HC Deb 03 July 1928 vol 219 cc1293-5

Where a person has been assessed to tax for any year of assessment, not being a year prior to the year 1927–28, under Rule 21 of the general rules, in respect of a payment made wholly and exclusively for the purposes of a trade, profession, or vocation (not being a payment of or on account of copyright royalties to which Section twenty-five of the Finance Act, 1927, applies) the amount on which tax has been paid under that assessment shall, for the purposes of Section thirty-three of the Finance Act, 1926. be treated as though it were a loss sustained in that trade, profession, or vocation, and, subject to the provisions of that Section, relief in respect thereof shall he allowed in computing that person's liability to tax in respect of the profits or gains of that trade, profession, or vocation for the six years following the said year of assessment.

Provided that no relief shall be allowed under this Section in respect of any such payment or any part of any such payment which is not ultimately borne by the person assessed or which is charged to capital.—[Mr. Rye.]

Brought up, and read the First time.


I beg to move, "That the Clause be read a Second time."

This Clause, which stands in the name of my hon. Friend the Member for Wavertree (Mr. Tinne) has been put down for the purpose of dealing with a very difficult situation which has arisen following a decision given in another place in an action brought by the Attorney-General against the Metropolitan Water Board. The matter which is the subject of the new Clause is a highly technical and extremely complicated one, but I have no doubt that the Chancellor of the Exchequer is fully aware of the circumstances, and I am hoping therefore that he will see his way to accept this Clause. To explain the position to the Committee I should mention that the position as regards a trader who borrows money and has to pay interest on that borrowed money, or has to pay an annual royalty, is that for the purpose of Income Tax he is not entitled to deduct the amount so paid for interest or the amount so paid for royalty. He is, however, entitled as between himself and his lender or the owner of the royalty to deduct Income Tax at the current rate, and consequently, having deducted his Income Tax at the source, he is therefore recouped and is not at a loss. That was the position prior to the decision in the case to which I referred. Now, unfortunately, it has been held that where a trader has made at loss, or has not made a profit equivalent to the amount of tax to be deducted, he is not entitled to keep in his pocket the tax which he has deducted as against the lender or as against the royalty owner as the case may be, but he has to pay that tax over to the revenue, and the result is that the unfortunate trader is neither able to deduct his payment for the purpose of arriving at his tax assessed upon his profits, nor is able to get it as between himself and the person who lends the money or who receives the royalty.

10.0 p.m.

The object of the new Clause is to enable him to regard the payment of interest or royalty as the case may be as being in the nature of a loss, and to carry it forward under the general rule for a period of six years, so that as against future profits he may have the benefit of that loss. If he does not get that benefit he is the loser. I think the Committee will agree that in the ordinary way a trader, before be has to pay Income Tax upon the amount of his profit, would necessarily be allowed to deduct any outgoings in the nature of a business expense. Unfortunately under the law as it now stands and on the principle of the deduction of Income Tax at the source—a very sound principle, as the Committee will agree—he cannot do so, and since the decision to which I have referred, the trader is placed in an extremely awkward position: for he can neither deduct it for the purpose of his trading account, nor can he deduct it as against the revenue. Having deducted it as against the lender or the royalty owner and, of course, with the intention of retaining the money for his own purposes, he has now to pay it all. It is with the object of relieving him from that hardship that I beg to move this Clause.

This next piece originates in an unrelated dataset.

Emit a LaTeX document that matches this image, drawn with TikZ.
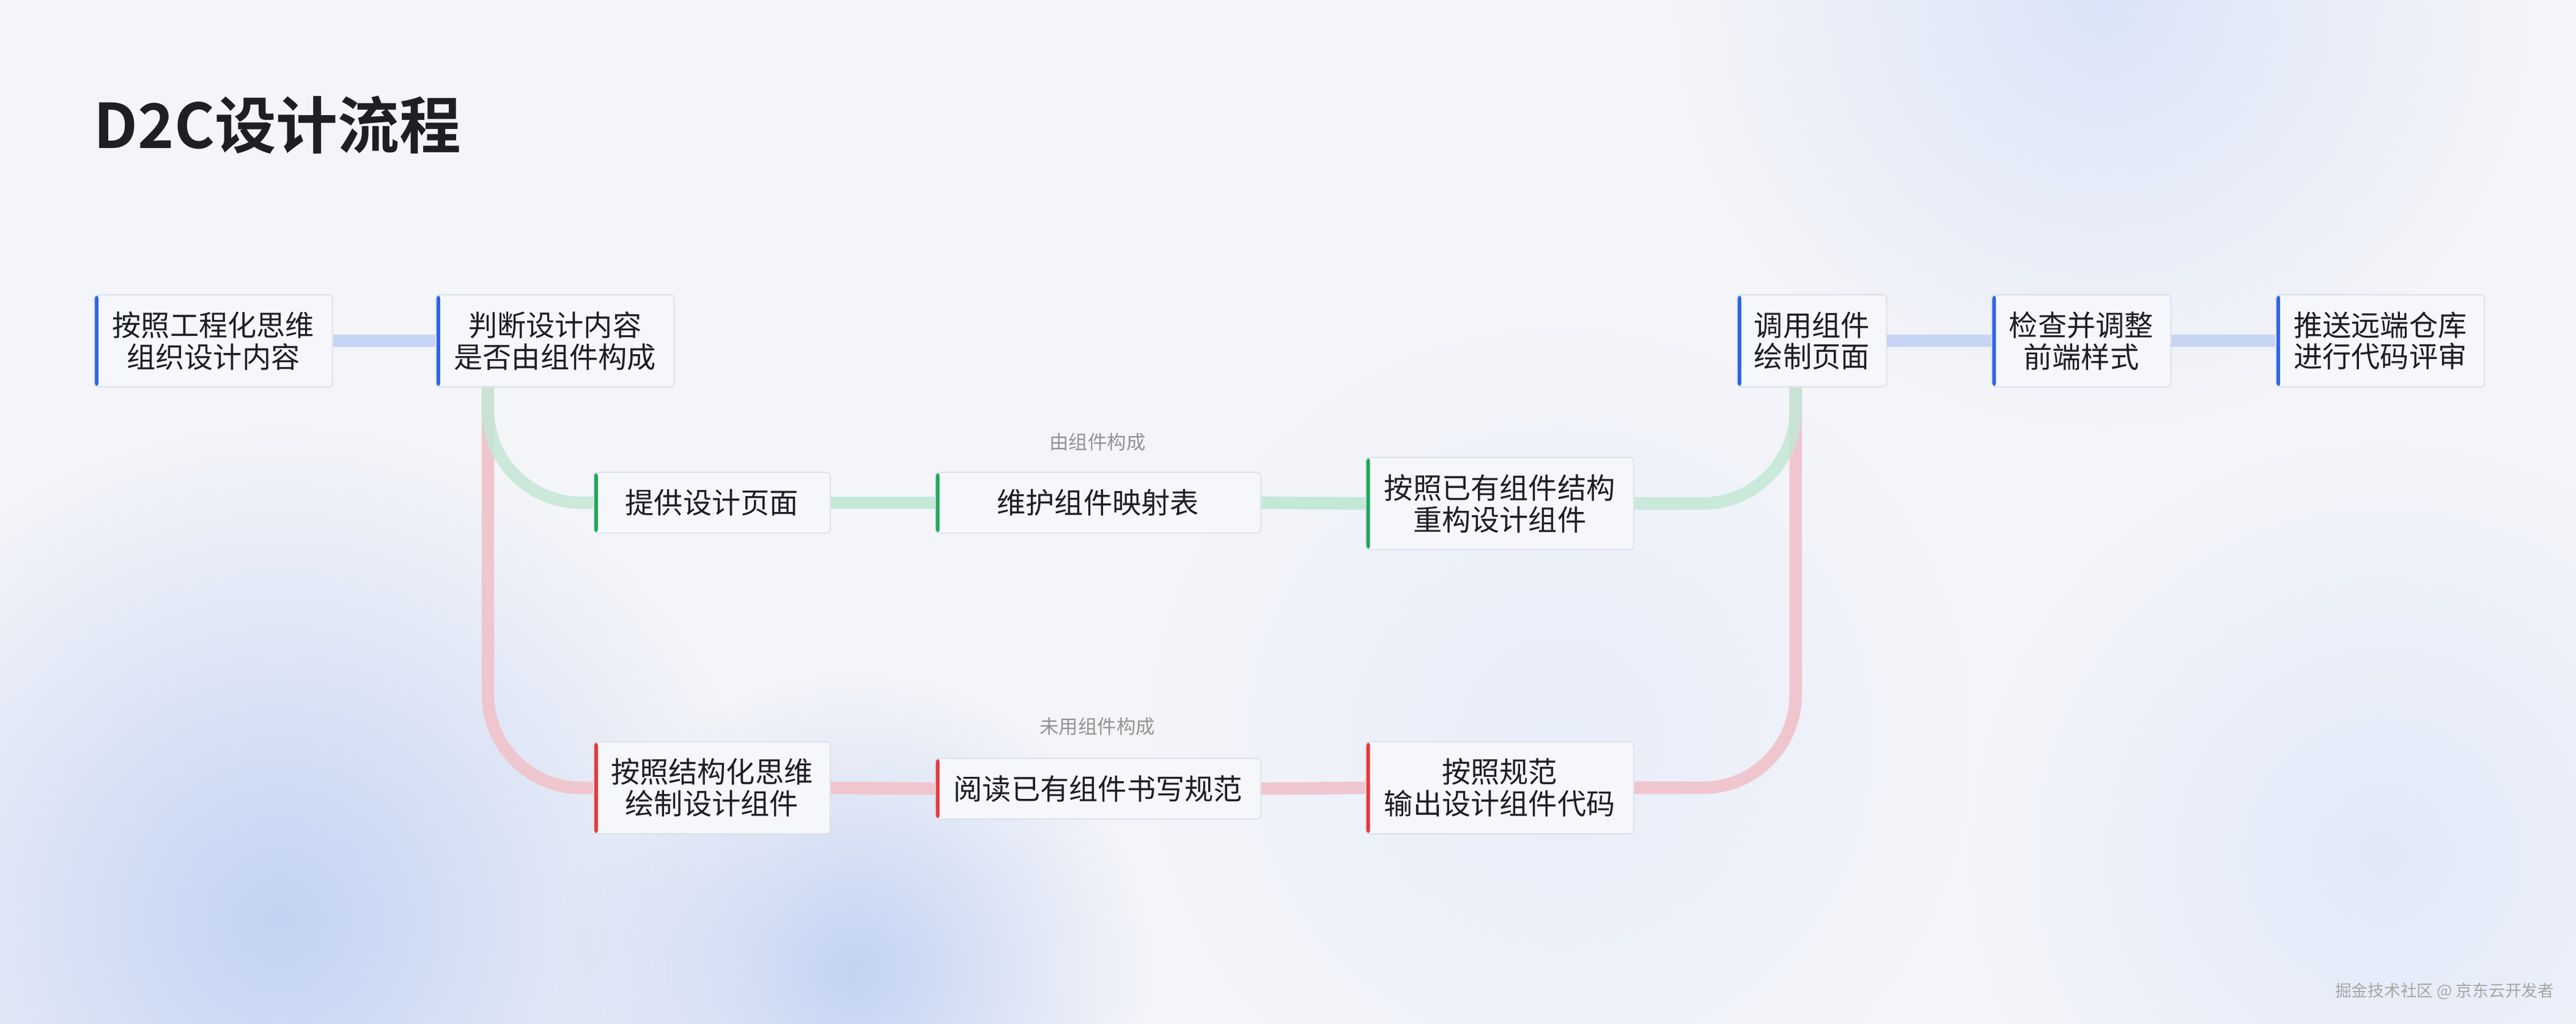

My hon. Friend the Member for Loughborough (Mr. Rye) has explained this matter to the Committee very lucidly and correctly. The new Clause which he has moved is the result of discussions between the Treasury and persons representing traders who may be affected by the decision to which he has referred; and it has been examined and agreed by the Parliamentary Counsel who drafted the Measure. It arises undoubtedly out of the recent decision in the Court of Appeal in the case of the Attorney-General v. The Metropolitan Water Board. The purpose of the new Clause is, as has been explained by my hon. Friend the Member for Loughborough, to ensure that the provisions of the Income Tax Acts with regard to collection at the source, which require a person paying interest to deduct the tax upon that interest, shall not so operate as to make that person pay a tax on an imaginary profit, but only on an actual profit. I, therefore, have great pleasure in accepting the Clause.


May I on behalf of my hon. Friend the Member for Wavertree (Mr. Tinne) and myself thank the Chancellor of the Exchequer for kindly accepting the Amendment.

Clause read a Second time, and added to the Bill.